- Born: 8 December 1931 England
- Died: 29 March 1980 (aged 48) Vancouver, Canada
- Other names: L. F. S. Upton, Leslie F. S. Upton
- Education: St. John's College, Oxford (BA); University of Minnesota;
- Occupations: Historian, author, educator, researcher
- Employer: University of British Columbia

= Leslie Francis Stokes Upton =

English and Canadian historian (1931–1980)

Leslie Francis Stokes Upton, also known as Leslie F. S. Upton, (8 December 1931 – 29 March 1980) was an English and Canadian historian, researcher, educator, and author. He specialized in the history of the American Revolutionary War and the Loyalists.

== Early life and education ==

Leslie Francis Stokes Upton was born on 8 December 1931, in England.

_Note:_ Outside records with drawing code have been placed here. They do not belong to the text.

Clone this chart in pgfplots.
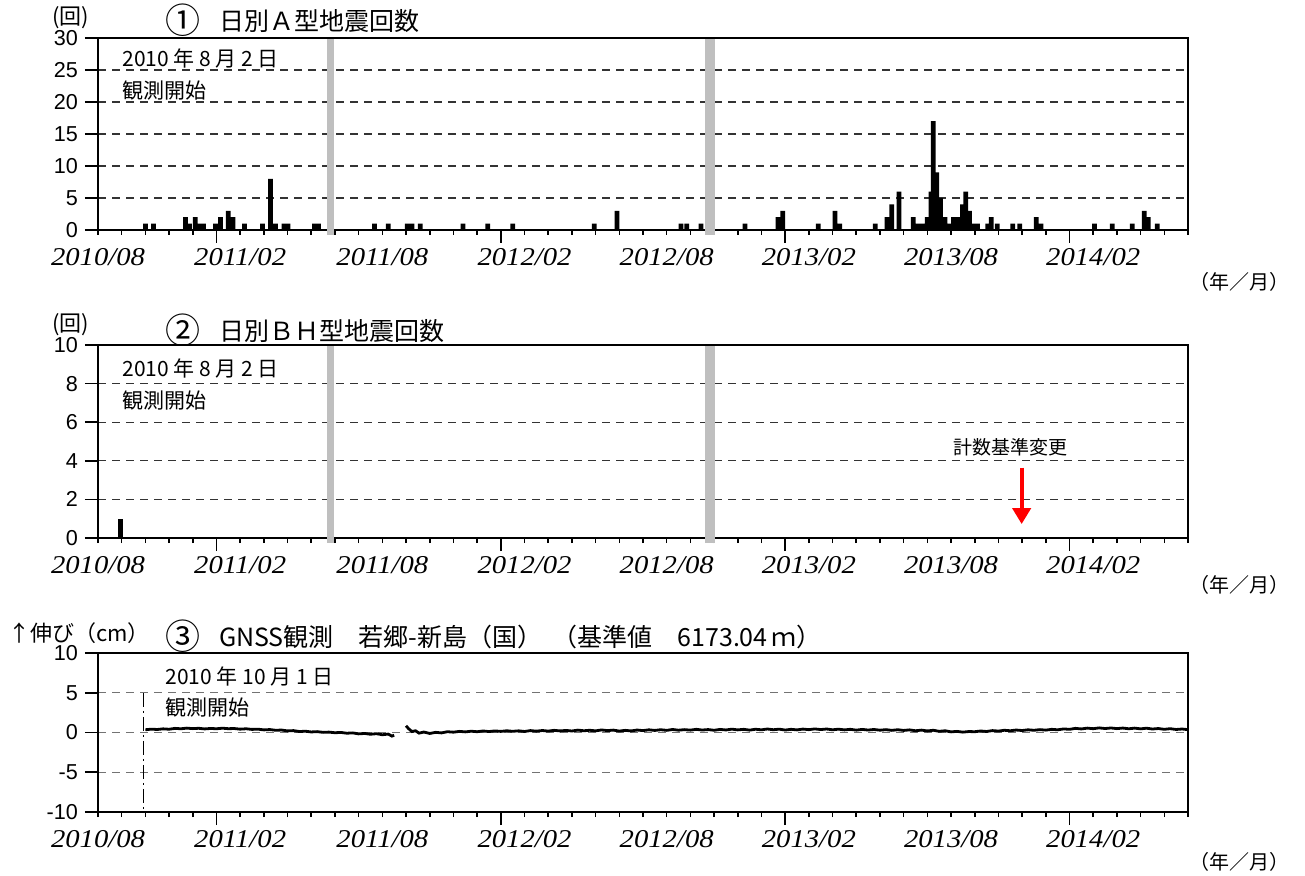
\documentclass[border=0pt]{standalone}
\usepackage{fontspec}
\setmainfont{Noto Sans CJK JP}
\newfontfamily\numfont{Liberation Sans}
\newfontfamily\datefont[FakeStretch=1.12]{Liberation Serif}
\usepackage{pgfplots}
\pgfplotsset{compat=1.18}
\usetikzlibrary{arrows.meta}

\newcommand{\circnum}[1]{\raisebox{-0.12em}{\scalebox{1.4}{#1}}}

\pgfplotsset{
 mybase/.style={
  scale only axis, width=545pt, xmin=0, xmax=46,
  axis line style={line width=1.1pt},
  tick align=outside, xtick pos=bottom, ytick pos=left,
  major tick length=6.5pt, minor tick length=2.5pt,
  tick style={black, line width=0.8pt},
  xtick={5,17,29,41}, xticklabels={},
  minor xtick={0,1,...,46},
  extra x ticks={0,6,12,18,24,30,36,42},
  extra x tick labels={2010/08,2011/02,2011/08,2012/02,2012/08,2013/02,2013/08,2014/02},
  extra x tick style={tick style={draw=none}, xticklabel style={font=\datefont\itshape\fontsize{12.8}{14}\selectfont, yshift=1pt}},
  ymajorgrids, grid style={dash pattern=on 4pt off 3pt, black!80, line width=0.65pt},
  yticklabel style={font=\numfont\fontsize{10.8}{12}\selectfont},
  clip=false,
 }
}

\begin{document}
\begin{tikzpicture}
\path[use as bounding box] (0,0) rectangle (652.5pt,-438pt);

% ---------------- Panel 1 ----------------
\begin{axis}[mybase, at={(49pt,-115pt)}, anchor=south west, height=96pt,
  ymin=0, ymax=30, ytick={0,5,10,15,20,25,30}, yticklabels={0,5,10,15,20,25,30}]
\addplot[ybar, bar width=0.2, fill=black, draw=none] coordinates {
(2.00,1) (2.34,1) (3.69,2) (3.86,1) (4.10,2) (4.30,1) (4.45,1) (4.96,1) (5.17,2)
(5.50,3) (5.70,2) (6.18,1) (6.94,1) (7.28,8) (7.49,1) (7.85,1) (8.02,1) (9.14,1) (9.31,1)
(11.67,1) (12.25,1) (13.05,1) (13.25,1) (13.60,1) (15.40,1) (16.45,1) (17.50,1)
(20.94,1) (21.90,3) (24.60,1) (24.85,1) (25.45,1)
(27.30,1) (28.70,2) (28.90,3)
(30.40,1) (31.10,3) (31.30,1) (32.80,1) (33.30,2) (33.50,4) (33.80,6) (34.40,2) (34.60,1)
(34.80,1) (35.00,2) (35.15,6) (35.25,17) (35.40,9) (35.55,5) (35.75,2) (35.95,1) (36.10,2)
(36.30,2) (36.48,4) (36.62,6) (36.78,3) (36.95,1) (37.12,1) (37.55,1) (37.70,2) (37.95,1)
(38.60,1) (38.90,1) (39.60,2) (39.80,1) (42.05,1) (42.80,1) (43.65,1) (44.15,3) (44.32,2) (44.70,1)
};
\fill[gray!50] (axis cs:9.65,-0.8) rectangle (axis cs:9.95,29.8);
\fill[gray!50] (axis cs:25.62,-0.8) rectangle (axis cs:26.05,29.8);
\end{axis}

% ---------------- Panel 2 ----------------
\begin{axis}[mybase, at={(49pt,-269pt)}, anchor=south west, height=96.5pt,
  ymin=0, ymax=10, ytick={0,2,4,6,8,10}, yticklabels={0,2,4,6,8,10}]
\addplot[ybar, bar width=0.2, fill=black, draw=none] coordinates {(0.95,1)};
\fill[gray!50] (axis cs:9.65,-0.27) rectangle (axis cs:9.95,9.93);
\fill[gray!50] (axis cs:25.62,-0.27) rectangle (axis cs:26.05,9.93);
\draw[red, line width=2pt, -{Triangle[width=9pt,length=8pt]}] (axis cs:38.98,3.65) -- (axis cs:38.98,0.72);
\end{axis}

% ---------------- Panel 3 ----------------
\begin{axis}[mybase, at={(49pt,-406pt)}, anchor=south west, height=79.5pt,
  ymin=-10, ymax=10, ytick={-10,-5,0,5,10}, yticklabels={-10,-5,0,5,10},
  grid style={dash pattern=on 4pt off 3pt, black!55, line width=0.6pt}]
\draw[line width=0.9pt, dash pattern=on 7pt off 2pt on 1pt off 2pt] (axis cs:1.92,5) -- (axis cs:1.92,-10);
\addplot[black, line width=1.4pt] coordinates {
(2.00,0.35) (2.25,0.42) (2.50,0.38) (2.75,0.46) (3.00,0.41) (3.25,0.52) (3.50,0.47) (3.75,0.55)
(4.00,0.49) (4.25,0.53) (4.50,0.45) (4.75,0.51) (5.00,0.47) (5.25,0.54) (5.50,0.48) (5.75,0.50)
(6.00,0.42) (6.25,0.47) (6.50,0.39) (6.75,0.42) (7.00,0.33) (7.25,0.37) (7.50,0.28) (7.75,0.31)
(8.00,0.20) (8.25,0.24) (8.50,0.12) (8.75,0.16) (9.00,0.07) (9.25,0.11) (9.50,0.02) (9.75,0.05)
(10.00,-0.03) (10.25,0.01) (10.50,-0.09) (10.75,-0.05) (11.00,-0.17) (11.25,-0.12) (11.50,-0.22)
(11.75,-0.15) (12.00,-0.28) (12.25,-0.20) (12.40,-0.45) (12.50,-0.35)
};
\addplot[black, line width=1.4pt] coordinates {
(13.00,0.85) (13.10,0.50) (13.25,0.12) (13.40,0.22) (13.55,-0.08) (13.75,0.06) (14.00,-0.12)
(14.25,0.02) (14.50,-0.05) (14.75,0.10) (15.00,0.04) (15.25,0.14) (15.50,0.08) (15.75,0.16)
(16.00,0.10) (16.25,0.19) (16.50,0.12) (16.75,0.20) (17.00,0.14) (17.25,0.22) (17.50,0.15)
(17.75,0.21) (18.00,0.13) (18.25,0.24) (18.50,0.17) (18.75,0.25) (19.00,0.18) (19.25,0.27)
(19.50,0.20) (19.75,0.26) (20.00,0.19) (20.25,0.30) (20.50,0.22) (20.75,0.28) (21.00,0.21)
(21.25,0.32) (21.50,0.24) (21.75,0.30) (22.00,0.18) (22.25,0.27) (22.50,0.20) (22.75,0.31)
(23.00,0.24) (23.25,0.34) (23.50,0.26) (23.75,0.35) (24.00,0.27) (24.25,0.38) (24.50,0.29)
(24.75,0.36) (25.00,0.30) (25.25,0.40) (25.50,0.31) (25.75,0.37) (26.00,0.28) (26.25,0.39)
(26.50,0.32) (26.75,0.42) (27.00,0.33) (27.25,0.40) (27.50,0.30) (27.75,0.41) (28.00,0.34)
(28.25,0.44) (28.50,0.35) (28.75,0.42) (29.00,0.31) (29.25,0.40) (29.50,0.33) (29.75,0.43)
(30.00,0.36) (30.25,0.45) (30.50,0.37) (30.75,0.44) (31.00,0.34) (31.25,0.42) (31.50,0.33)
(31.75,0.40) (32.00,0.30) (32.25,0.39) (32.50,0.31) (32.75,0.38) (33.00,0.29) (33.25,0.36)
(33.50,0.27) (33.75,0.35) (34.00,0.26) (34.25,0.33) (34.50,0.22) (34.75,0.30) (35.00,0.20)
(35.25,0.28) (35.50,0.15) (35.75,0.22) (36.00,0.08) (36.25,0.14) (36.50,0.05) (36.75,0.12)
(37.00,0.10) (37.25,0.19) (37.50,0.13) (37.75,0.24) (38.00,0.18) (38.25,0.28) (38.50,0.22)
(38.75,0.31) (39.00,0.25) (39.25,0.34) (39.50,0.28) (39.75,0.36) (40.00,0.30) (40.25,0.40)
(40.50,0.34) (40.75,0.45) (41.00,0.40) (41.25,0.52) (41.50,0.45) (41.75,0.55) (42.00,0.48)
(42.25,0.58) (42.50,0.50) (42.75,0.57) (43.00,0.49) (43.25,0.56) (43.50,0.47) (43.75,0.55)
(44.00,0.46) (44.25,0.54) (44.50,0.44) (44.75,0.50) (45.00,0.40) (45.25,0.48) (45.50,0.38)
(45.75,0.44) (46.00,0.36)
};
\end{axis}

% ---------------- Texts ----------------
\begin{scope}[every node/.style={inner sep=0pt}]
\node[anchor=west, font=\fontsize{11}{12}\selectfont] at (26pt,-9pt) {(回)};
\node[anchor=west, font=\fontsize{12.5}{14}\selectfont] at (82.5pt,-10pt) {\circnum{①}\hspace{0.75em}日別Ａ型地震回数};
\node[anchor=west, font=\fontsize{10.5}{12}\selectfont] at (61pt,-29pt) {2010 年 8 月 2 日};
\node[anchor=west, font=\fontsize{10.5}{12}\selectfont] at (61pt,-45.5pt) {観測開始};
\node[anchor=east, font=\fontsize{10}{12}\selectfont] at (645pt,-141pt) {（年／月）};

\node[anchor=west, font=\fontsize{11}{12}\selectfont] at (26pt,-162.5pt) {(回)};
\node[anchor=west, font=\fontsize{12.5}{14}\selectfont] at (82.5pt,-165pt) {\circnum{②}\hspace{0.75em}日別ＢＨ型地震回数};
\node[anchor=west, font=\fontsize{10.5}{12}\selectfont] at (61pt,-184pt) {2010 年 8 月 2 日};
\node[anchor=west, font=\fontsize{10.5}{12}\selectfont] at (61pt,-200.5pt) {観測開始};
\node[anchor=center, font=\fontsize{9.5}{11}\selectfont] at (505pt,-223.5pt) {計数基準変更};
\node[anchor=east, font=\fontsize{10}{12}\selectfont] at (645pt,-292.5pt) {（年／月）};

\node[anchor=west, font=\fontsize{11}{12}\selectfont] at (4pt,-316.5pt) {↑伸び（cm）};
\node[anchor=west, font=\fontsize{12.5}{14}\selectfont] at (82.5pt,-318pt) {\circnum{③}\hspace{0.75em}GNSS観測　若郷-新島（国）\hspace{0.4em}（基準値　6173.04\,ｍ）};
\node[anchor=west, font=\fontsize{10.5}{12}\selectfont] at (82.5pt,-338pt) {2010 年 10 月 1 日};
\node[anchor=west, font=\fontsize{10.5}{12}\selectfont] at (82.5pt,-354pt) {観測開始};
\node[anchor=east, font=\fontsize{10}{12}\selectfont] at (645pt,-431pt) {（年／月）};
\end{scope}
\end{tikzpicture}
\end{document}
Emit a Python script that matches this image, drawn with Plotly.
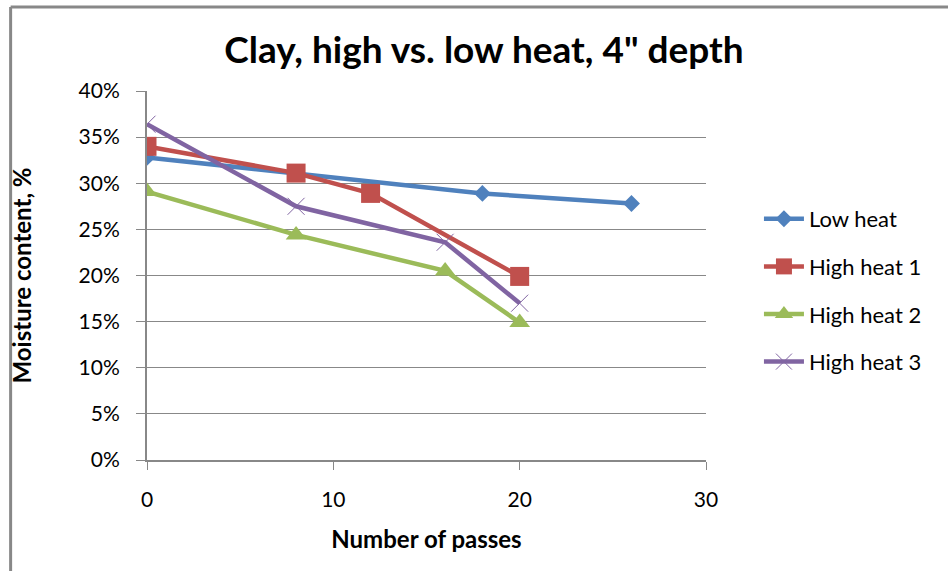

Upton graduating with an honors Bachelor of Arts degree in history from St John's College, Oxford, a constituent college of the University of Oxford in England; and a Ph.D. in 1957 from the University of Minnesota, where he focused his study on American colonial history and studied under Alfred Leroy Burt.

== Career ==

He started as a professor of history at the University of British Columbia in 1964, also serving at St. John's College in Winnipeg for seven years of his career. During his time as a professor, he engaged in research on American colonial history, centered around loyalists and the nature and development of the English Canadian cultural identity.

His last book, Micmacs and colonists: Indian-White relations in the Maritimes, was published in 1979, at the end of his life.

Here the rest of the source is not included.